**GOAL OF THE EXERCISE**
With the pictures left out, copy the listing below exactly.

**SOURCE EXCERPT**
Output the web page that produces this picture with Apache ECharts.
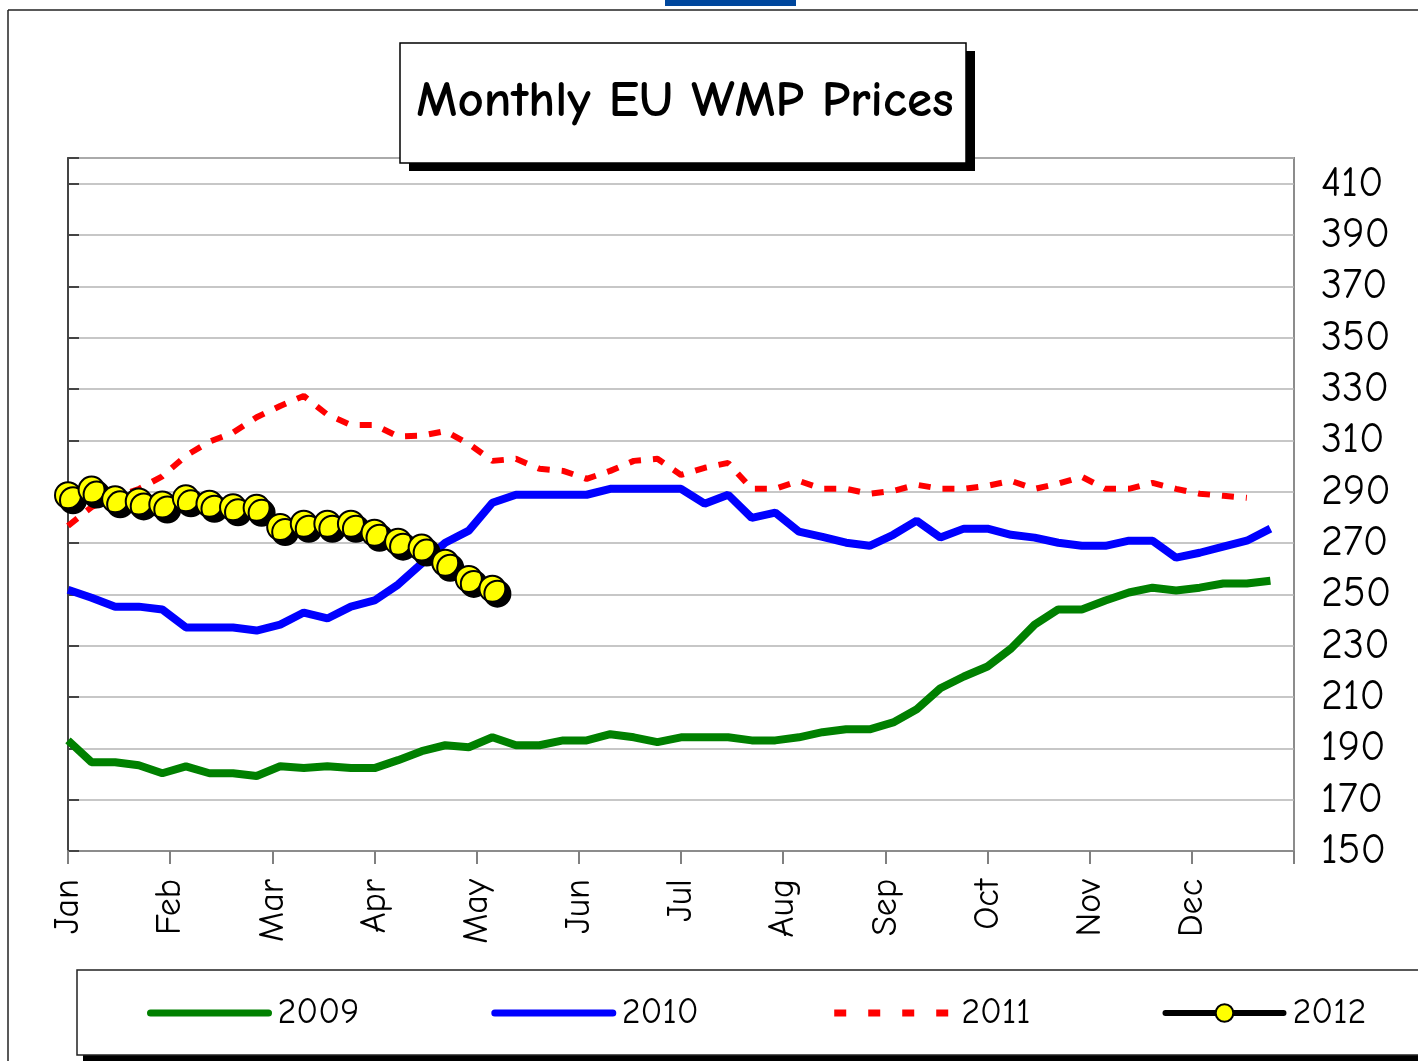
<!DOCTYPE html>
<html>
<head>
<meta charset="utf-8">
<title>Monthly EU WMP Prices</title>
<script src="https://cdn.jsdelivr.net/npm/echarts@6.0.0/dist/echarts.min.js"></script>
<style>
  html, body { margin: 0; padding: 0; background: #fff; }
  #chart { width: 1418px; height: 1061px; }
</style>
</head>
<body>
<div id="chart"></div>
<script>
// weekly prices, week 0 = start of Jan
var months = ['Jan', 'Feb', 'Mar', 'Apr', 'May', 'Jun', 'Jul', 'Aug', 'Sep', 'Oct', 'Nov', 'Dec'];
var yTicks = [150, 170, 190, 210, 230, 250, 270, 290, 310, 330, 350, 370, 390, 410];

var y2009 = [193.1, 184.6, 184.6, 183.4, 180.3, 183, 180.3, 180.3, 179.2, 183, 182.3, 183, 182.3,
  182.3, 185.4, 188.9, 191.2, 190.4, 194.3, 191.2, 191.2, 193.1, 193.1, 195.5, 194.3, 192.4,
  194.3, 194.3, 194.3, 193.1, 193.1, 194.3, 196.3, 197.4, 197.4, 200.1, 205.2, 213.4, 218,
  221.9, 228.9, 238.2, 244.1, 244.1, 247.6, 250.7, 252.6, 251.5, 252.6, 254.2, 254.2, 255.3];
var y2010 = [251.8, 248.7, 245.2, 245.2, 244.1, 237.1, 237.1, 237.1, 235.9, 238.2, 242.9, 240.6,
  245.2, 247.6, 253.8, 262, 270.1, 274.8, 285.7, 288.8, 288.8, 288.8, 288.8, 291.1, 291.1, 291.1,
  291.1, 285.3, 288.8, 279.8, 281.8, 274.4, 272.4, 270.1, 268.9, 273.2, 278.7, 272.1, 275.6,
  275.6, 273.2, 272.1, 270.1, 268.9, 268.9, 270.9, 270.9, 264.3, 266.2, 268.6, 270.9, 275.6];
var y2011 = [276.7, 284, 288, 291, 296, 304, 309.5, 313, 319, 323.4, 327.3, 320, 316, 316, 311.5,
  311.8, 313.6, 308.6, 302, 302.8, 298.9, 298.1, 295, 298.1, 302, 302.8, 296.5, 299.3, 301.2,
  291.1, 291.1, 294.2, 291.1, 291.1, 289.2, 290.3, 292.7, 291.1, 291.1, 292.3, 294.2, 291.1,
  293.1, 295.8, 291.1, 291.1, 293.4, 291.1, 289.2, 288.4, 287.6];
var y2012 = [288.6, 290.8, 287, 286.2, 285, 287.4, 285.3, 283.9, 283.7, 276.2, 277.5, 277.5,
  277.5, 274, 270.5, 268.2, 262.3, 256, 252.2];

function weekly(values) {
  return values.map(function (v, i) { return [i, v]; });
}

var FONT = '"Comic Sans MS", "Comic Neue", "DejaVu Sans", sans-serif';
var weekSpan = 52;

var chart = echarts.init(document.getElementById('chart'), null, { renderer: 'canvas' });

var noMark = { opacity: 0 };

var option = {
  backgroundColor: '#ffffff',
  animation: false,
  grid: {
    left: 68, top: 158, right: 124, bottom: 210,
    show: true, borderColor: '#8c8c8c', borderWidth: 2, backgroundColor: 'transparent'
  },
  xAxis: {
    type: 'value',
    min: 0, max: weekSpan, interval: weekSpan / 12,
    axisLine: { show: true, lineStyle: { color: '#8c8c8c', width: 2 } },
    axisTick: { show: true, length: 13, lineStyle: { color: '#808080', width: 2 } },
    splitLine: { show: false },
    axisLabel: {
      rotate: 90, margin: 28, color: '#000', fontSize: 36, fontFamily: FONT,
      formatter: function (v) {
        var m = Math.round(v / (weekSpan / 12));
        return m < 12 ? months[m] : '';
      }
    }
  },
  yAxis: {
    type: 'value', position: 'right',
    min: yTicks[0], max: 420, interval: 20,
    axisLine: { show: true, lineStyle: { color: '#444', width: 2 } },
    axisTick: { show: true, inside: false, length: 11, lineStyle: { color: '#444', width: 2 } },
    splitLine: { show: true, lineStyle: { color: '#b4b4b4', width: 1.5 } },
    axisLabel: {
      margin: 27, color: '#000', fontSize: 42, fontFamily: FONT,
      formatter: function (v) { return yTicks.indexOf(v) >= 0 ? String(v) : ''; }
    }
  },
  legend: {
    left: 142, top: 990, itemWidth: 118, itemHeight: 22, itemGap: 132,
    textStyle: { fontSize: 36, fontFamily: FONT, color: '#000', padding: [0, 0, 0, 4] },
    data: [
      { name: '2009', itemStyle: noMark, lineStyle: { width: 7, cap: 'round' } },
      { name: '2010', itemStyle: noMark, lineStyle: { width: 7, cap: 'round' } },
      { name: '2011', itemStyle: noMark, lineStyle: { width: 7, type: [12, 22], cap: 'butt' } },
      { name: '2012', lineStyle: { width: 6, cap: 'round' }, itemStyle: { shadowOffsetX: 0, shadowOffsetY: 0, borderWidth: 2 } }
    ]
  },
  series: [
    {
      name: '2009', type: 'line', data: weekly(y2009), symbol: 'none',
      lineStyle: { color: '#008000', width: 8 }, itemStyle: { color: '#008000' }, z: 2
    },
    {
      name: '2010', type: 'line', data: weekly(y2010), symbol: 'none',
      lineStyle: { color: '#0000ff', width: 8 }, itemStyle: { color: '#0000ff' }, z: 3
    },
    {
      name: '2011', type: 'line', data: weekly(y2011), symbol: 'none',
      lineStyle: { color: '#ff0000', width: 6, type: [12, 12], cap: 'butt' },
      itemStyle: { color: '#ff0000' }, z: 4
    },
    {
      name: '2012', type: 'line', data: weekly(y2012),
      symbol: 'circle', symbolSize: 26,
      lineStyle: { color: '#000', width: 4 },
      itemStyle: {
        color: '#ffff00', borderColor: '#000', borderWidth: 2,
        shadowColor: '#000', shadowBlur: 0, shadowOffsetX: 5, shadowOffsetY: 5
      },
      z: 5
    }
  ],
  graphic: [
    // page frame
    { type: 'line', shape: { x1: 8, y1: 10, x2: 1418, y2: 10 }, style: { stroke: '#222', lineWidth: 1.5 }, z: 0 },
    { type: 'line', shape: { x1: 8, y1: 10, x2: 8, y2: 1061 }, style: { stroke: '#222', lineWidth: 1.5 }, z: 0 },
    { type: 'rect', shape: { x: 665, y: 0, width: 131, height: 6 }, style: { fill: '#00479d' }, z: 0 },
    // title box
    { type: 'rect', shape: { x: 409, y: 51, width: 566, height: 120 }, style: { fill: '#000' }, z: 100 },
    { type: 'rect', shape: { x: 400, y: 43, width: 566, height: 120 }, style: { fill: '#fff', stroke: '#000', lineWidth: 1.5 }, z: 101 },
    {
      type: 'text', x: 685, y: 102, z: 102,
      style: { text: 'Monthly EU WMP Prices', fill: '#000', font: 'bold 51px ' + FONT, align: 'center', verticalAlign: 'middle' }
    },
    // legend box
    { type: 'rect', shape: { x: 83, y: 976, width: 1400, height: 85 }, style: { fill: '#000' }, z: -1 },
    { type: 'rect', shape: { x: 77, y: 970, width: 1400, height: 85 }, style: { fill: '#fff', stroke: '#222', lineWidth: 1.5 }, z: -1 }
  ]
};

chart.setOption(option);
</script>
</body>
</html>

**ANSWER IN FULL**
Output the web page that produces this picture with Apache ECharts.
<!DOCTYPE html>
<html>
<head>
<meta charset="utf-8">
<title>Monthly EU WMP Prices</title>
<script src="https://cdn.jsdelivr.net/npm/echarts@6.0.0/dist/echarts.min.js"></script>
<style>
  html, body { margin: 0; padding: 0; background: #fff; }
  #chart { width: 1418px; height: 1061px; }
</style>
</head>
<body>
<div id="chart"></div>
<script>
// weekly prices, week 0 = start of Jan
var months = ['Jan', 'Feb', 'Mar', 'Apr', 'May', 'Jun', 'Jul', 'Aug', 'Sep', 'Oct', 'Nov', 'Dec'];
var yTicks = [150, 170, 190, 210, 230, 250, 270, 290, 310, 330, 350, 370, 390, 410];

var y2009 = [193.1, 184.6, 184.6, 183.4, 180.3, 183, 180.3, 180.3, 179.2, 183, 182.3, 183, 182.3,
  182.3, 185.4, 188.9, 191.2, 190.4, 194.3, 191.2, 191.2, 193.1, 193.1, 195.5, 194.3, 192.4,
  194.3, 194.3, 194.3, 193.1, 193.1, 194.3, 196.3, 197.4, 197.4, 200.1, 205.2, 213.4, 218,
  221.9, 228.9, 238.2, 244.1, 244.1, 247.6, 250.7, 252.6, 251.5, 252.6, 254.2, 254.2, 255.3];
var y2010 = [251.8, 248.7, 245.2, 245.2, 244.1, 237.1, 237.1, 237.1, 235.9, 238.2, 242.9, 240.6,
  245.2, 247.6, 253.8, 262, 270.1, 274.8, 285.7, 288.8, 288.8, 288.8, 288.8, 291.1, 291.1, 291.1,
  291.1, 285.3, 288.8, 279.8, 281.8, 274.4, 272.4, 270.1, 268.9, 273.2, 278.7, 272.1, 275.6,
  275.6, 273.2, 272.1, 270.1, 268.9, 268.9, 270.9, 270.9, 264.3, 266.2, 268.6, 270.9, 275.6];
var y2011 = [276.7, 284, 288, 291, 296, 304, 309.5, 313, 319, 323.4, 327.3, 320, 316, 316, 311.5,
  311.8, 313.6, 308.6, 302, 302.8, 298.9, 298.1, 295, 298.1, 302, 302.8, 296.5, 299.3, 301.2,
  291.1, 291.1, 294.2, 291.1, 291.1, 289.2, 290.3, 292.7, 291.1, 291.1, 292.3, 294.2, 291.1,
  293.1, 295.8, 291.1, 291.1, 293.4, 291.1, 289.2, 288.4, 287.6];
var y2012 = [288.6, 290.8, 287, 286.2, 285, 287.4, 285.3, 283.9, 283.7, 276.2, 277.5, 277.5,
  277.5, 274, 270.5, 268.2, 262.3, 256, 252.2];

function weekly(values) {
  return values.map(function (v, i) { return [i, v]; });
}

var FONT = '"Comic Sans MS", "Comic Neue", "DejaVu Sans", sans-serif';
var weekSpan = 52;

var chart = echarts.init(document.getElementById('chart'), null, { renderer: 'canvas' });

var noMark = { opacity: 0 };

var option = {
  backgroundColor: '#ffffff',
  animation: false,
  grid: {
    left: 68, top: 158, right: 124, bottom: 210,
    show: true, borderColor: '#8c8c8c', borderWidth: 2, backgroundColor: 'transparent'
  },
  xAxis: {
    type: 'value',
    min: 0, max: weekSpan, interval: weekSpan / 12,
    axisLine: { show: true, lineStyle: { color: '#8c8c8c', width: 2 } },
    axisTick: { show: true, length: 13, lineStyle: { color: '#808080', width: 2 } },
    splitLine: { show: false },
    axisLabel: {
      rotate: 90, margin: 28, color: '#000', fontSize: 36, fontFamily: FONT,
      formatter: function (v) {
        var m = Math.round(v / (weekSpan / 12));
        return m < 12 ? months[m] : '';
      }
    }
  },
  yAxis: {
    type: 'value', position: 'right',
    min: yTicks[0], max: 420, interval: 20,
    axisLine: { show: true, lineStyle: { color: '#444', width: 2 } },
    axisTick: { show: true, inside: false, length: 11, lineStyle: { color: '#444', width: 2 } },
    splitLine: { show: true, lineStyle: { color: '#b4b4b4', width: 1.5 } },
    axisLabel: {
      margin: 27, color: '#000', fontSize: 42, fontFamily: FONT,
      formatter: function (v) { return yTicks.indexOf(v) >= 0 ? String(v) : ''; }
    }
  },
  legend: {
    left: 142, top: 990, itemWidth: 118, itemHeight: 22, itemGap: 132,
    textStyle: { fontSize: 36, fontFamily: FONT, color: '#000', padding: [0, 0, 0, 4] },
    data: [
      { name: '2009', itemStyle: noMark, lineStyle: { width: 7, cap: 'round' } },
      { name: '2010', itemStyle: noMark, lineStyle: { width: 7, cap: 'round' } },
      { name: '2011', itemStyle: noMark, lineStyle: { width: 7, type: [12, 22], cap: 'butt' } },
      { name: '2012', lineStyle: { width: 6, cap: 'round' }, itemStyle: { shadowOffsetX: 0, shadowOffsetY: 0, borderWidth: 2 } }
    ]
  },
  series: [
    {
      name: '2009', type: 'line', data: weekly(y2009), symbol: 'none',
      lineStyle: { color: '#008000', width: 8 }, itemStyle: { color: '#008000' }, z: 2
    },
    {
      name: '2010', type: 'line', data: weekly(y2010), symbol: 'none',
      lineStyle: { color: '#0000ff', width: 8 }, itemStyle: { color: '#0000ff' }, z: 3
    },
    {
      name: '2011', type: 'line', data: weekly(y2011), symbol: 'none',
      lineStyle: { color: '#ff0000', width: 6, type: [12, 12], cap: 'butt' },
      itemStyle: { color: '#ff0000' }, z: 4
    },
    {
      name: '2012', type: 'line', data: weekly(y2012),
      symbol: 'circle', symbolSize: 26,
      lineStyle: { color: '#000', width: 4 },
      itemStyle: {
        color: '#ffff00', borderColor: '#000', borderWidth: 2,
        shadowColor: '#000', shadowBlur: 0, shadowOffsetX: 5, shadowOffsetY: 5
      },
      z: 5
    }
  ],
  graphic: [
    // page frame
    { type: 'line', shape: { x1: 8, y1: 10, x2: 1418, y2: 10 }, style: { stroke: '#222', lineWidth: 1.5 }, z: 0 },
    { type: 'line', shape: { x1: 8, y1: 10, x2: 8, y2: 1061 }, style: { stroke: '#222', lineWidth: 1.5 }, z: 0 },
    { type: 'rect', shape: { x: 665, y: 0, width: 131, height: 6 }, style: { fill: '#00479d' }, z: 0 },
    // title box
    { type: 'rect', shape: { x: 409, y: 51, width: 566, height: 120 }, style: { fill: '#000' }, z: 100 },
    { type: 'rect', shape: { x: 400, y: 43, width: 566, height: 120 }, style: { fill: '#fff', stroke: '#000', lineWidth: 1.5 }, z: 101 },
    {
      type: 'text', x: 685, y: 102, z: 102,
      style: { text: 'Monthly EU WMP Prices', fill: '#000', font: 'bold 51px ' + FONT, align: 'center', verticalAlign: 'middle' }
    },
    // legend box
    { type: 'rect', shape: { x: 83, y: 976, width: 1400, height: 85 }, style: { fill: '#000' }, z: -1 },
    { type: 'rect', shape: { x: 77, y: 970, width: 1400, height: 85 }, style: { fill: '#fff', stroke: '#222', lineWidth: 1.5 }, z: -1 }
  ]
};

chart.setOption(option);
</script>
</body>
</html>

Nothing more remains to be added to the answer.